Southwark council’s policy states: “We aim to ensure that people who have died in Southwark can be buried or cremated within the borough.”

 

But the council fails to provide any burial for two of the largest groups that bury their dead - Orthodox Muslims and Jews - at any of the three Southwark-owned cemeteries.  

 

Residents of these two faith groups need dedicated burial areas, do not wish to be buried on top of other dead people and have other burial needs specific to their religions.

 

Around three-quarters of Southwark residents choose to be cremated. The remaining quarter choose burial. Of these, almost half are Orthodox Muslim or Jewish residents who must pay privately for their own burial outside the borough.

 

The Census 2011 showed that 8.5% of Southwark residents were Muslim, 0.3% Jewish. Southwark does not currently provide for their burial needs, and the council’s multimillion pound burial proposals will not provide for them either. It is estimated that nearly half the Southwark residents who require burial cannot use Southwark's cemeteries.

 

Southwark Council now wants to give over £5.2M to private contractors to create around 840 new burial plots, a giant subsidy of over £6,000 per grave - graves that Orthodox Muslims and Jews cannot use.

 

Southwark Woods supporter Lewis Schaffer and Nunhead resident said, “I am a Jew and I can’t be buried in Southwark’s cemeteries. I made a formal complaint with Southwark this week. I don’t know what galls me more - that people are being taxed to pay for burials for other faiths while also having to pay for their own, or that Southwark says they are being fair and equal providing burial for all, when they aren't."

 

Why are Southwark Labour councillors exposing the council to risks of legal challenge for religious discrimination when fair options for burial for all faiths are available?

 

The council could invest its £5.2M budget in decades of multifaith burial provision in cemeteries out of the borough, where Muslim and Jewish residents are already forced to go.

 

 

Southwark Council no longer has a Cabinet Member for Equalities and Community Engagement, someone who might have been able to scrutinise burial provision.

 

Community group and Southwark Burial Strategy Stakeholder Group member Save Southwark Woods (SSW) has today written to Southwark Council to register an official complaint for:

 

•  Religious discrimination in current burial provision

 

•  Failure to meet its Public Sector Equality Duty under the Equality Act 2010

 

•  Failure to comply with the Human Rights Act 1998

 

•  Developing a discriminatory burial strategy that would, if implemented through proposed planning applications, reinforce and extend existing religious discrimination

 

Save Southwark Woods has requested the council withdraw its multimillion pound woodland development plans, as they would reinforce and extend religious discrimination.

 

As the GLA states in its policy on Black, Asian and Ethnic Minorities:

 

“We cannot tolerate a city where your family origins or your skin colour could affect your life chances or the way you are treated.

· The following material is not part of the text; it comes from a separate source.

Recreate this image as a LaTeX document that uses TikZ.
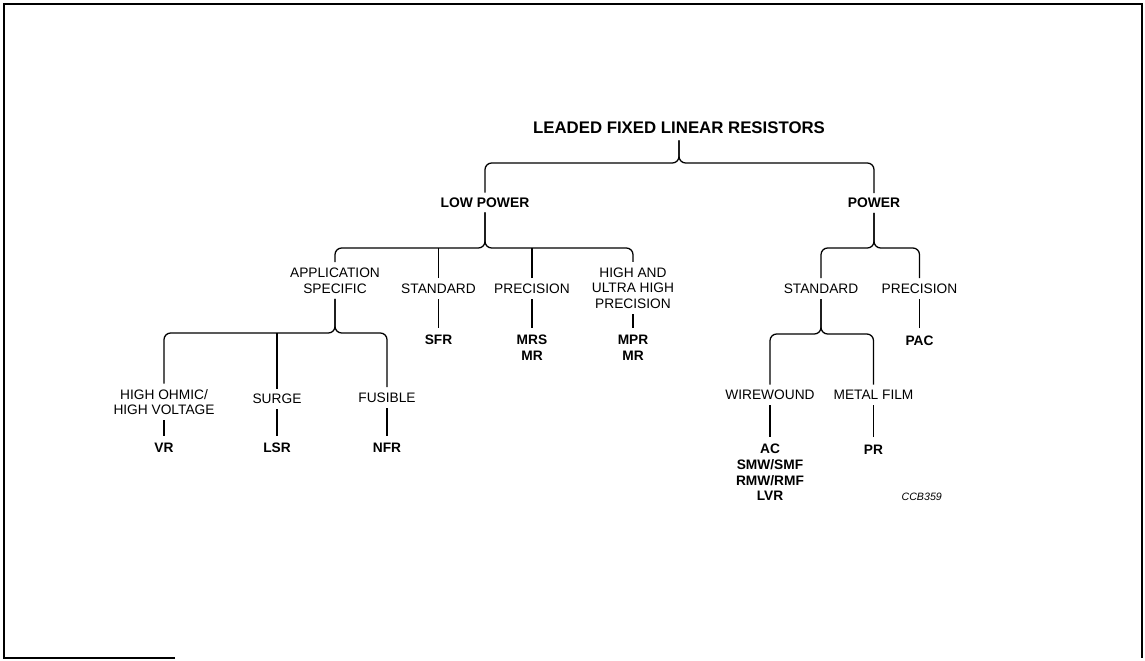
\documentclass[tikz,border=0pt]{standalone}
\usepackage{fontspec}
\setmainfont{Liberation Sans}
\begin{document}
\begin{tikzpicture}[x=0.75pt,y=-0.75pt,
  lbl/.style={inner xsep=3pt, inner ysep=4pt, align=center, font=\fontsize{10.3}{11.7}\selectfont},
  code/.style={inner xsep=3pt, inner ysep=5.5pt, align=center, font=\fontsize{10.3}{11.7}\selectfont\bfseries},
  head/.style={inner xsep=3pt, inner ysep=3.5pt, align=center, font=\fontsize{10.4}{11.7}\selectfont\bfseries},
  ttl/.style={inner sep=5pt, font=\fontsize{12.6}{14}\selectfont\bfseries},
  tag/.style={inner sep=1pt, font=\fontsize{8}{9}\selectfont\itshape},
  wire/.style={line width=0.95pt},
  brace/.style={wire, rounded corners=5pt},
  frame/.style={line width=1.5pt}]
\useasboundingbox (0,0) rectangle (1145,660);
% frame
\draw[frame] (175,658) -- (4,658) -- (4,4) -- (1142,4) -- (1142,658);

% nodes
\node[ttl] (title) at (679,127.5) {LEADED FIXED LINEAR RESISTORS};
\node[head] (lp) at (485,202.5) {LOW POWER};
\node[head] (pw) at (874,203) {POWER};

\node[lbl] (appl) at (335,280.5) {APPLICATION\\SPECIFIC};
\node[lbl] (std1) at (438.5,288.7) {STANDARD};
\node[lbl] (prec1) at (532,288.7) {PRECISION};
\node[lbl] (hup) at (633,288) {HIGH AND\\ULTRA HIGH\\PRECISION};

\node[code] (sfr) at (438.5,340) {SFR};
\node[code] (mrs) at (532,348) {MRS\\MR};
\node[code] (mpr) at (633,348) {MPR\\MR};

\node[lbl] (hov) at (164,402) {HIGH OHMIC/\\HIGH VOLTAGE};
\node[lbl] (surge) at (277,399) {SURGE};
\node[lbl] (fus) at (387,397.7) {FUSIBLE};
\node[code] (vr) at (164,448) {VR};
\node[code] (lsr) at (277,448) {LSR};
\node[code] (nfr) at (387,448) {NFR};

\node[lbl] (std2) at (821,288.7) {STANDARD};
\node[lbl] (prec2) at (919.5,288.7) {PRECISION};
\node[code] (pac) at (919.5,340.5) {PAC};

\node[lbl] (ww) at (770,395) {WIREWOUND};
\node[lbl] (mf) at (873.5,395) {METAL FILM};
\node[code] (acg) at (770,472.5) {AC\\SMW/SMF\\RMW/RMF\\LVR};
\node[code] (pr) at (873.5,449.5) {PR};

\node[tag] (ccb) at (921.7,497) {CCB359};

% junctions
\coordinate (j0) at (679,163);
\coordinate (j1) at (485,248);
\coordinate (j2) at (335,333);
\coordinate (j3) at (874,248);
\coordinate (j4) at (821,334);

% connectors
\draw[brace] (lp.north) |- (j0) -- (title.south -| j0);
\draw[brace] (pw.north) |- (j0) -- (title.south -| j0);

\draw[brace] (appl.north) |- (j1) -- (lp.south -| j1);
\draw[brace] (hup.north) |- (j1) -- (lp.south -| j1);
\draw[wire] (std1.north) -- (std1.north |- j1);
\draw[wire] (prec1.north) -- (prec1.north |- j1);

\draw[wire] (sfr.north) -- (std1.south);
\draw[wire] (mrs.north) -- (prec1.south);
\draw[wire] (mpr.north) -- (hup.south);

\draw[brace] (hov.north) |- (j2) -- (appl.south -| j2);
\draw[brace] (fus.north) |- (j2) -- (appl.south -| j2);
\draw[wire] (surge.north) -- (surge.north |- j2);

\draw[wire] (vr.north) -- (hov.south);
\draw[wire] (lsr.north) -- (surge.south);
\draw[wire] (nfr.north) -- (fus.south);

\draw[brace] (std2.north) |- (j3) -- (pw.south -| j3);
\draw[brace] (prec2.north) |- (j3) -- (pw.south -| j3);
\draw[wire] (pac.north) -- (prec2.south);

\draw[brace] (ww.north) |- (j4) -- (std2.south -| j4);
\draw[brace] (mf.north) |- (j4) -- (std2.south -| j4);
\draw[wire] (acg.north) -- (ww.south);
\draw[wire] (pr.north) -- (mf.south);
\end{tikzpicture}
\end{document}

Racial discrimination and prejudice have no place in London.”

 

https://www.london.gov.uk/priorities/equalities/black-asian-and-ethnic-minorities

 

 

SSW’s complaint to Southwark Council is below:

 

Dear Cllr Darren Merrill,

 

COMPLAINT: SOUTHWARK COUNCIL’S BURIAL PROVISION PROMOTES RELIGIOUS DISCRIMINATION

 

As a community group and Southwark Burial Strategy Stakeholder Group member, we are writing to you as Southwark Council Cabinet Member responsible for Southwark Council’s burial strategy and its implementation, to make an official complaint of:

 

•  Religious discrimination in Southwark Council’s current burial provision

 

•  Failure to meet Southwark Council’s Public Sector Equality Duty under the Equality Act 2010

 

•  Failure to comply with the Human Rights Act 1998

 

•  Developing a discriminatory burial strategy that would, if implemented through proposed planning applications, reinforce and extend existing religious discrimination

 

•  Failure by Southwark Council to engage with all faith groups in the borough since 2012 over the implementation of the council’s discriminatory burial strategy

 

Southwark council policy states: “We aim to ensure that people who have died in Southwark can be buried or cremated within the borough.”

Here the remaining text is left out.